Former statistician general Doctor Pali Lehohla warns of precarious phase for SA

Reading Time: 3 minutes

Former South African statistician general Doctor Pali Lehohla has warned that South Africa has entered a very precarious phase. He was delivering the Chief Albert Luthuli memorial lecture at the University of KwaZulu-Natal in Durban. Luthuli was the first president of the ANC.

Lehohla says hunger and unemployment are on the rise, while the cabinet is bickering about load-shedding that is seriously affecting the health care system.

The first president of the ANC – Chief Albert Luthuli – was praised for fighting for freedom during apartheid. He died under mysterious circumstances in the 1960s. Delivering the Chief Albert Luthuli memorial lecture, Doctor Pali Lehohla says Luthuli’s contribution needs to be celebrated as he freed the country through his bravery.

“Luthuli found himself in a complicated situation. Looking at the ten commandments of Albert Luthuli suggests to me without any fear of contradiction that it is so easy to admire a person for what he or she stands for.”

However, Lehohla warned that at present the country has entered a precarious state.

“Unemployment is very high and not only poverty but hunger and malnutrition are on the rise. The electricity grid can hardly cope, now that we have stage six but the cabinet is bickering whether they can afford diesel or open new solar,”

“The Steve Biko hospital cannot operate and the health services are collapsing because of lack of electricity whiles the government has decided to close old coal fire stations.

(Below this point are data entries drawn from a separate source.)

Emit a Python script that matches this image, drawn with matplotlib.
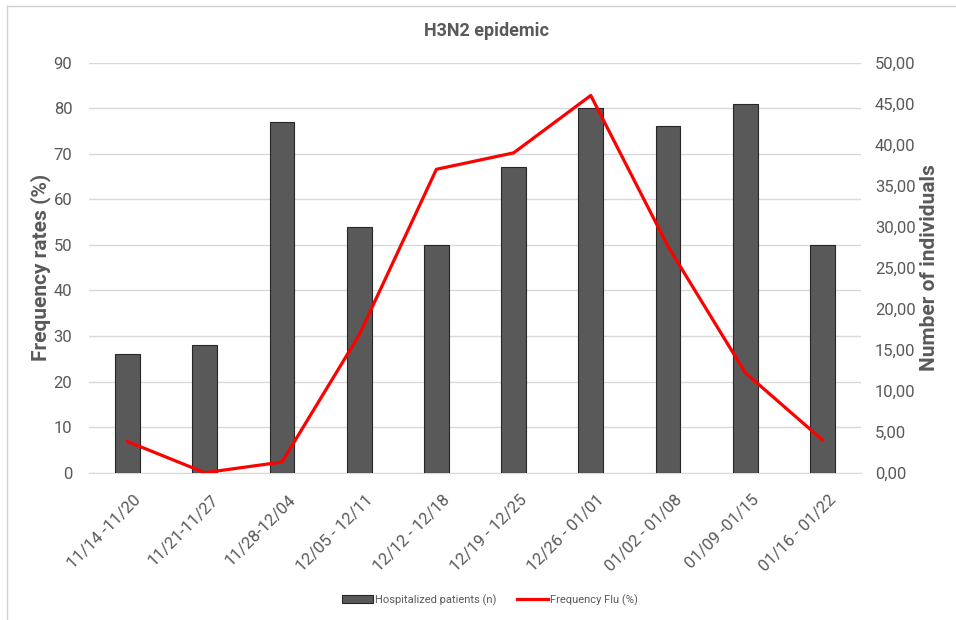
import matplotlib
matplotlib.use("Agg")
import matplotlib.pyplot as plt
from matplotlib.lines import Line2D
import matplotlib.transforms as mtransforms
import numpy as np

categories = ["11/14 -11/20", "11/21-11/27", "11/28-12/04", "12/05 - 12/11", "12/12 - 12/18",
              "12/19 - 12/25", "12/26 - 01/01", "01/02 - 01/08", "01/09 -01/15", "01/16 - 01/22"]
hospitalized = [26, 28, 77, 54, 50, 67, 80, 76, 81, 50]
frequency_flu = [3.8, 0.0, 1.3, 16.8, 37.0, 39.0, 46.0, 27.6, 12.2, 4.0]
left_ticks = list(range(0, 91, 10))
right_ticks = list(range(0, 51, 5))

plt.rcParams['font.family'] = ['Roboto', 'DejaVu Sans']
txt = '#595959'

fig = plt.figure(figsize=(9.56, 6.2), dpi=100)
ax = fig.add_axes([0.0931, 0.2376, 0.9006 - 0.0931, 0.8989 - 0.2376])
x = np.arange(len(categories))
ax.bar(x, hospitalized, width=0.32, color='#595959', edgecolor='#262626', linewidth=0.8, zorder=3,
       label='Hospitalized patients (n)')
ax.set_xlim(-0.5, len(categories) - 0.5)
ax.set_ylim(0, 90)
ax.set_yticks(left_ticks)
ax.set_yticklabels([str(v) for v in left_ticks])
ax.grid(axis='y', color='#d9d9d9', linewidth=1.0, zorder=0)
ax.set_axisbelow(True)
for s in ['top', 'right', 'left']:
    ax.spines[s].set_visible(False)
ax.spines['bottom'].set_color('#d9d9d9')
ax.tick_params(axis='both', length=0, colors=txt)
ax.tick_params(axis='y', pad=12, labelsize=12)
ax.set_xticks(x)
ax.set_xticklabels(categories, rotation=45, ha='right', rotation_mode='anchor', fontsize=12, color=txt)
ax.tick_params(axis='x', pad=14)
offset = mtransforms.ScaledTranslation(6 / 100, 0, fig.dpi_scale_trans)
for lbl in ax.get_xticklabels():
    lbl.set_transform(lbl.get_transform() + offset)
ax.set_ylabel('Frequency rates (%)', fontsize=15, fontweight='bold', color=txt, labelpad=2)

ax2 = ax.twinx()
ax2.plot(x, frequency_flu, color='#ff0000', linewidth=2.3, zorder=4, label='Frequency Flu (%)')
ax2.set_ylim(0, 50)
ax2.set_yticks(right_ticks)
ax2.set_yticklabels([f"{v:.2f}".replace('.', ',') for v in right_ticks])
for s in ['top', 'right', 'left', 'bottom']:
    ax2.spines[s].set_visible(False)
ax2.tick_params(axis='y', length=0, colors=txt, labelsize=12, pad=10)
ax2.set_ylabel('Number of individuals', fontsize=15, fontweight='bold', color=txt, labelpad=3)

fig.text(487 / 956, 1 - 30.5 / 620, 'H3N2 epidemic', ha='center', va='center', fontsize=13,
         fontweight='bold', color=txt)

handles = [plt.Rectangle((0, 0), 1, 1, facecolor='#595959', edgecolor='#262626', linewidth=0.8),
           Line2D([0], [0], color='#ff0000', linewidth=2.3)]
leg = fig.legend(handles, ['Hospitalized patients (n)', 'Frequency Flu (%)'], loc='center',
                 bbox_to_anchor=(490 / 956, 1 - 600 / 620), ncol=2, frameon=False, fontsize=8,
                 handlelength=2.8, handleheight=0.7, columnspacing=1.8, handletextpad=0.2)
for t in leg.get_texts():
    t.set_color(txt)

# outer frame lines
fig.add_artist(Line2D([7 / 956, 7 / 956], [0, 1 - 6 / 620], transform=fig.transFigure, color='#d0d0d0', linewidth=1))
fig.add_artist(Line2D([7 / 956, 1], [1 - 6 / 620, 1 - 6 / 620], transform=fig.transFigure, color='#d0d0d0', linewidth=1))

fig.savefig('out.png', dpi=100)
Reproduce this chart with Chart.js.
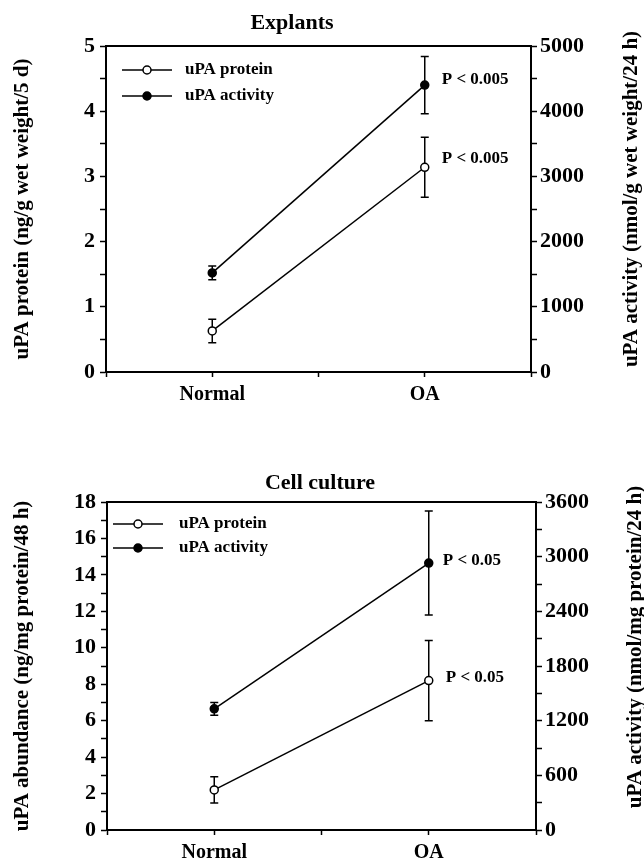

The damage of this is incalculable to this country.”

Former statistician General Dr Pali Lehohla delivers the 16th Chief Albert Luthuli Memorial Lecture:

The chairperson of the Public Service Commission  Doctor Somadoda Fikeni has added that South Africa is suffering from a lack of credible leaders.

“Non-participation in the election shows a crisis in the political, the believability crisis, somehow the leaders are so alienated from this reality.  They can talk about ethics and values or principles and morality and do something different and feel no discomfort.”

“A leader can speak to the full audience about corruption, while the hands are waiting to do corruption after the meeting. That is the paralysis of the credibility of our leaders. We are looking for messiahs under the tables and unlikely places.”

Luthuli’s granddaughter Nana Ngobese agreed that the country has taken a turn for the worse compared to the achievements after 1994.

“I am conveying sincere gratitude to the speakers for challenging us to think out of the box because is not reliable. I think we have to start thinking now where South Africa needs to take itself, and we see that things are breaking apart.”